Traditional IRA accountholders generally have to pay federal income tax on distributions they take after they retire. (Check out our IRA Center for much more information on how these investment vehicles work.) The state of New York has a state income tax, but residents benefit from an exemption on some of their retirement income that offers more favorable tax treatment than federal law. As a result, IRA distributions up to a certain amount don't get taxed for New York state income tax purposes.

Exemption for pension and annuity income
New York tax law offers residents who are age 59 1/2 or older an exclusion of up to $20,000 in pension and annuity income from their federal adjusted gross income for purposes of calculating their state income tax liability. The exclusion applies to money received after turning 59 1/2, so if you reached that age on a certain date in the middle of the current tax year, only your withdrawals after that date are eligible for the exclusion.
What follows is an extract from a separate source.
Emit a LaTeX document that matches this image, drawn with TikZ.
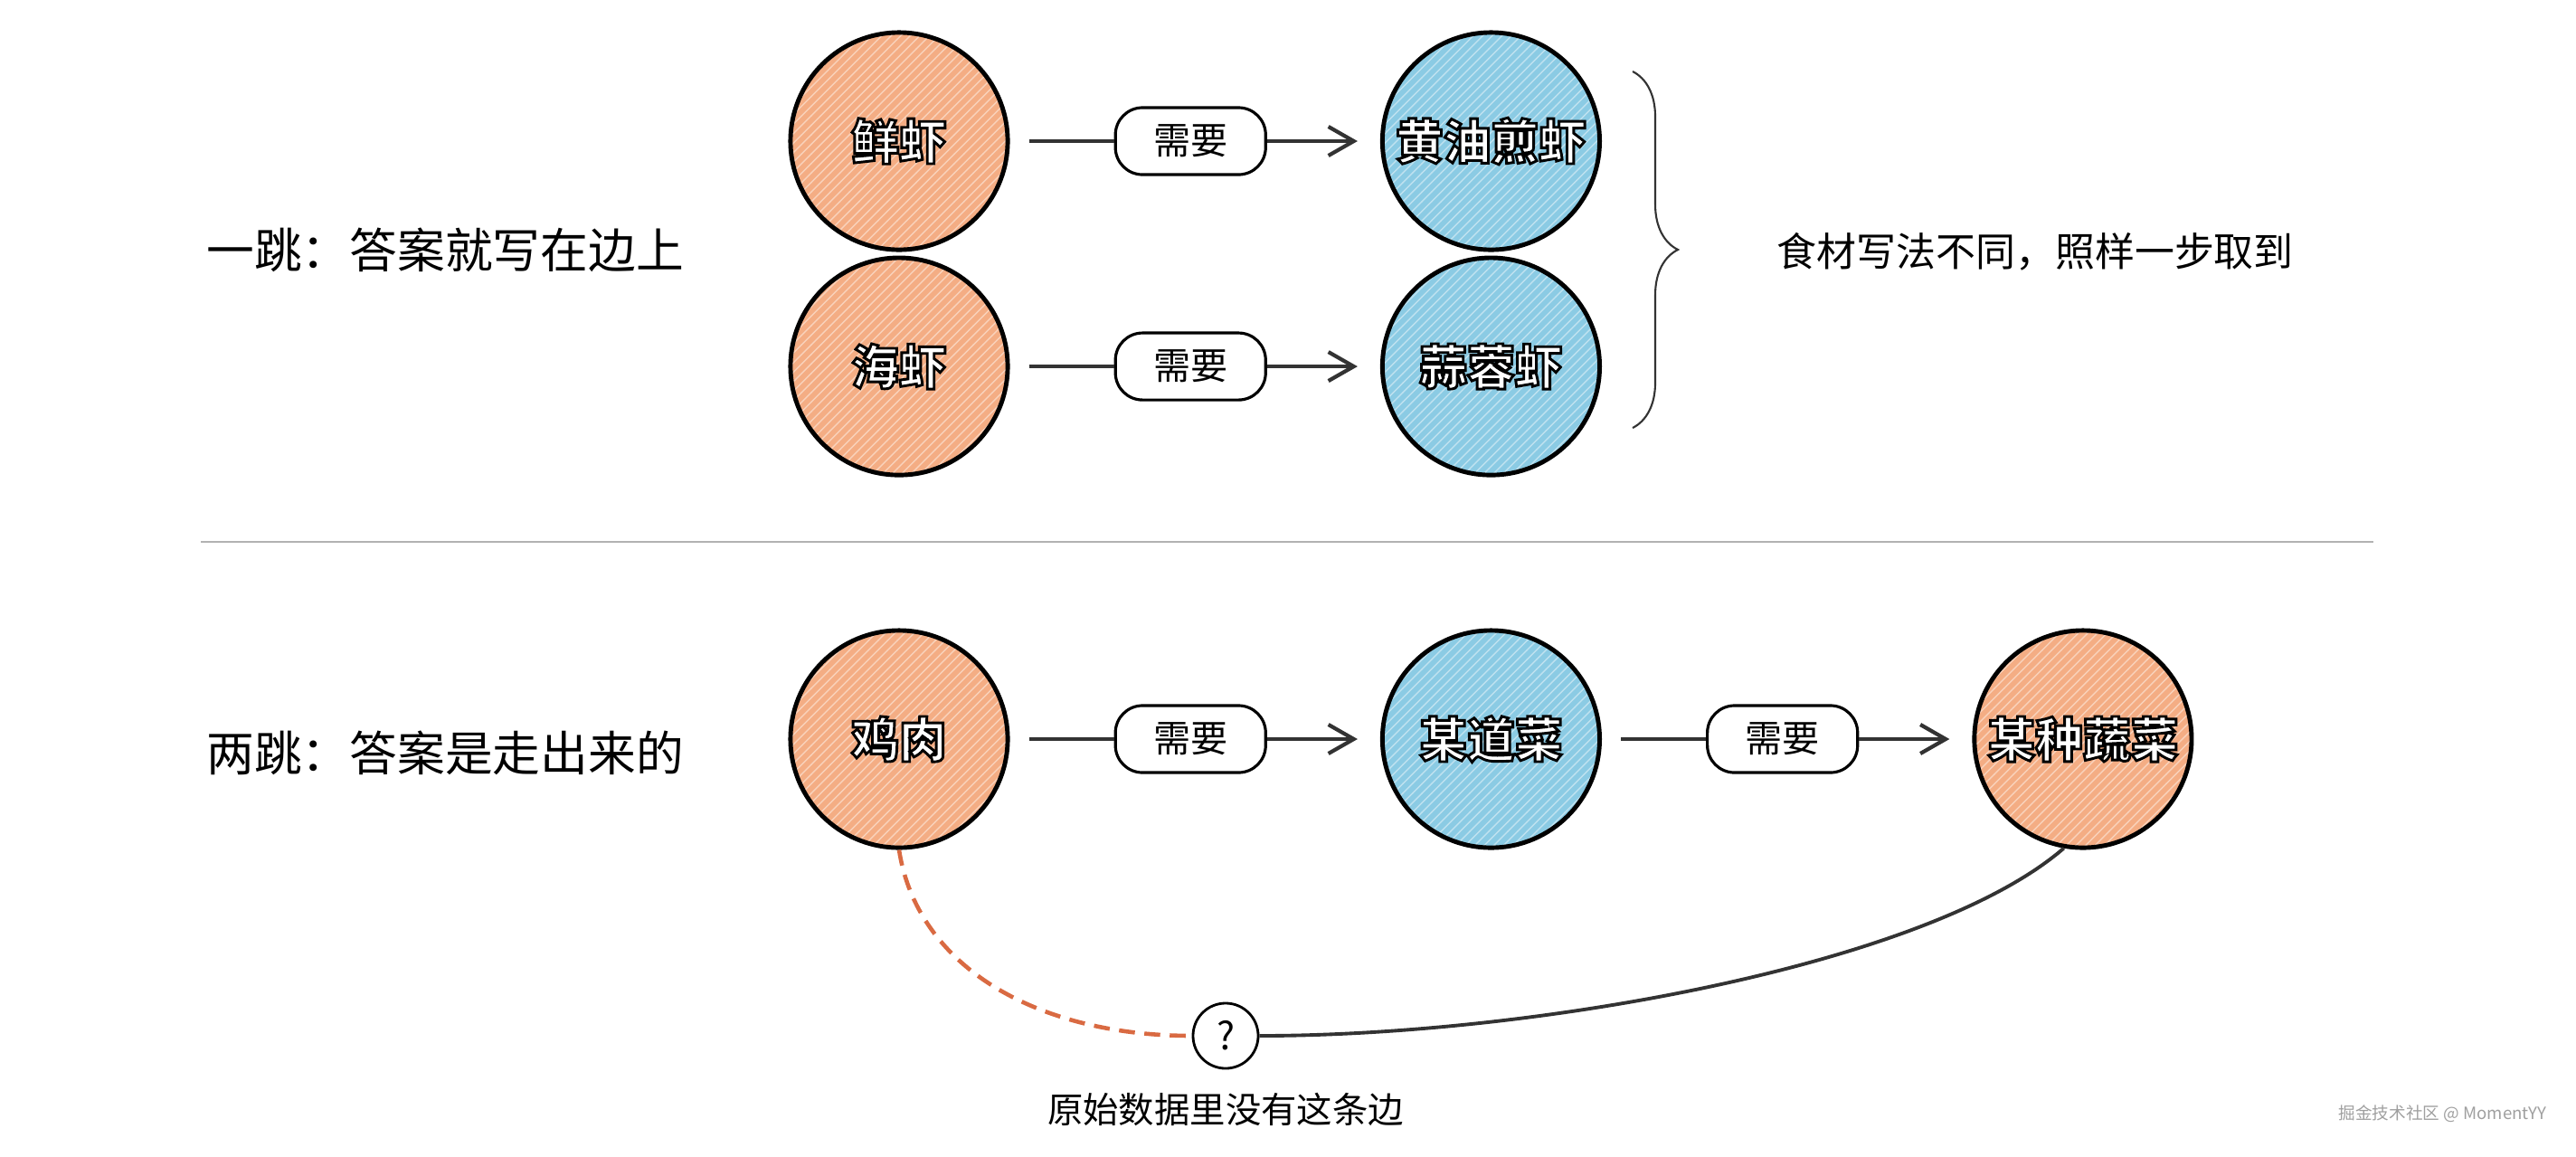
\documentclass[tikz,border=0pt]{standalone}
\usepackage{fontspec}
\newfontfamily\cjk{Noto Sans CJK SC}
\newfontfamily\cjkstroke{Noto Sans CJK SC}[FakeBold=5.5]
\usetikzlibrary{patterns, arrows.meta, positioning, decorations.pathreplacing}

\definecolor{shrimp}{HTML}{F4AD84}
\definecolor{dishblue}{HTML}{8BCBE4}
\definecolor{lostred}{HTML}{D96A42}
\definecolor{ink}{HTML}{333333}

\newcommand\outlined[1]{\special{pdf:bcolor [1] [0]}#1\special{pdf:ecolor}}

\begin{document}
\begin{tikzpicture}[x=0.01cm, y=-0.01cm]
					\tikzstyle{node}=[circle, draw=black, line width=1.4pt, minimum size=2.4cm, inner sep=0pt, font=\cjkstroke\bfseries\fontsize{15}{18}\selectfont]
					\tikzstyle{ingredient}=[node, preaction={fill=shrimp}, pattern=north east lines, pattern color=white!45!shrimp]
					\tikzstyle{dish}=[node, preaction={fill=dishblue}, pattern=north east lines, pattern color=white!45!dishblue]
					\tikzstyle{need}=[draw=black, line width=0.9pt, fill=white, rounded corners=0.3cm, minimum width=1.66cm, minimum height=0.74cm, font=\cjk\fontsize{11.7}{14}\selectfont]
					\tikzstyle{link}=[draw=ink, line width=1.2pt]
					\tikzstyle{arrowlink}=[link, -{Straight Barb[length=0.28cm, width=0.32cm]}, shorten >=0.25cm]
					\tikzstyle{label}=[font=\cjk\fontsize{15}{18}\selectfont]
					\useasboundingbox (0,0) rectangle (2848,1278);
					\node (fresh) [ingredient] at (994,156) {\outlined{鲜虾}};
					\node (need1) [need, right=1.15cm of fresh] {需要};
					\node (butter) [dish, right=1.25cm of need1] {\outlined{黄油煎虾}};
					\node (sea) [ingredient, below=0.04cm of fresh] {\outlined{海虾}};
					\node (need2) [need, right=1.15cm of sea] {需要};
					\node (garlic) [dish, right=1.25cm of need2] {\outlined{蒜蓉虾}};
					\draw[link, shorten <=0.21cm] (fresh) -- (need1);
					\draw[arrowlink] (need1) -- (butter);
					\draw[link, shorten <=0.21cm] (sea) -- (need2);
					\draw[arrowlink] (need2) -- (garlic);
					\coordinate (bracetop) at (1805,79);
					\coordinate (bracebottom) at (1805,473);
					\draw[decorate, decoration={brace, amplitude=0.5cm}, ink, line width=0.6pt] (bracetop) -- (bracebottom);
					\node (onehop) [label, anchor=west] at (216,276) {一跳：答案就写在边上};
					\node (sametext) [font=\cjk\fontsize{12.5}{15}\selectfont, anchor=west] at (1952,278) {食材写法不同，照样一步取到};
					\draw[gray!60, line width=0.6pt] (222,599) -- (2624,599);
					\node (chicken) [ingredient] at (994,817) {\outlined{鸡肉}};
					\node (need3) [need, right=1.15cm of chicken] {需要};
					\node (somedish) [dish, right=1.25cm of need3] {\outlined{某道菜}};
					\node (need4) [need, right=1.15cm of somedish] {需要};
					\node (veg) [ingredient, right=1.25cm of need4] {\outlined{某种蔬菜}};
					\draw[link, shorten <=0.21cm] (chicken) -- (need3);
					\draw[arrowlink] (need3) -- (somedish);
					\draw[link, shorten <=0.21cm] (somedish) -- (need4);
					\draw[arrowlink] (need4) -- (veg);
					\node (twohop) [label, anchor=west] at (216,832) {两跳：答案是走出来的};
					\node (q) [circle, draw=black, line width=0.8pt, fill=white, minimum size=0.72cm, inner sep=0pt, font=\cjk\fontsize{12}{14}\selectfont] at (1355,1145) {?};
					\draw[draw=lostred, line width=1.3pt, dash pattern=on 5pt off 3pt] (chicken.south) .. controls +(20,130) and +(-170,0) .. (q.west);
					\draw[ink, line width=1.1pt] (q.east) .. controls +(300,0) and +(-150,130) .. (veg.-100);
					\node (nolink) [font=\cjk\fontsize{11.2}{13}\selectfont] at (1355,1226) {原始数据里没有这条边};
					\node (mark) [anchor=east, text=gray!75, font=\cjk\fontsize{5.3}{7}\selectfont] at (2828,1231) {掘金技术社区 @ MomentYY};
				\end{tikzpicture}
\end{document}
The definition of pension and annuity income includes a number of items. In addition to covering traditional monthly pension payments from private employers, the provision also applies to periodic and lump-sum payments from IRAs that are attributable to compensation for personal services. However, if the payments are derived from contributions that you made to your IRA after you retired that are not attributable to compensation for personal services, then that portion of the payment is not eligible for the $20,000 exclusion.

The $20,000 exclusion provision applies to the sum total of all pension and annuity income, so taxpayers won't necessarily be able to exclude the full $20,000 from IRA distributions. For instance, if you receive other eligible pension income, such as from a 401(k) or a traditional corporate pension, then those payments will reduce what's available to exclude from IRA distributions.

Planning for the exclusion
New York state residents should consider timing their IRA withdrawals to take advantage of the exclusion. Even if it means accelerating income into an earlier year for federal tax purposes, the savings on the state income tax level can more than outweigh any added cost on the federal side. Consulting with an accountant is always a smart move, but in general, the exclusion on IRAs from New York state income tax is a helpful benefit for older New Yorkers to take advantage of in their retirement years.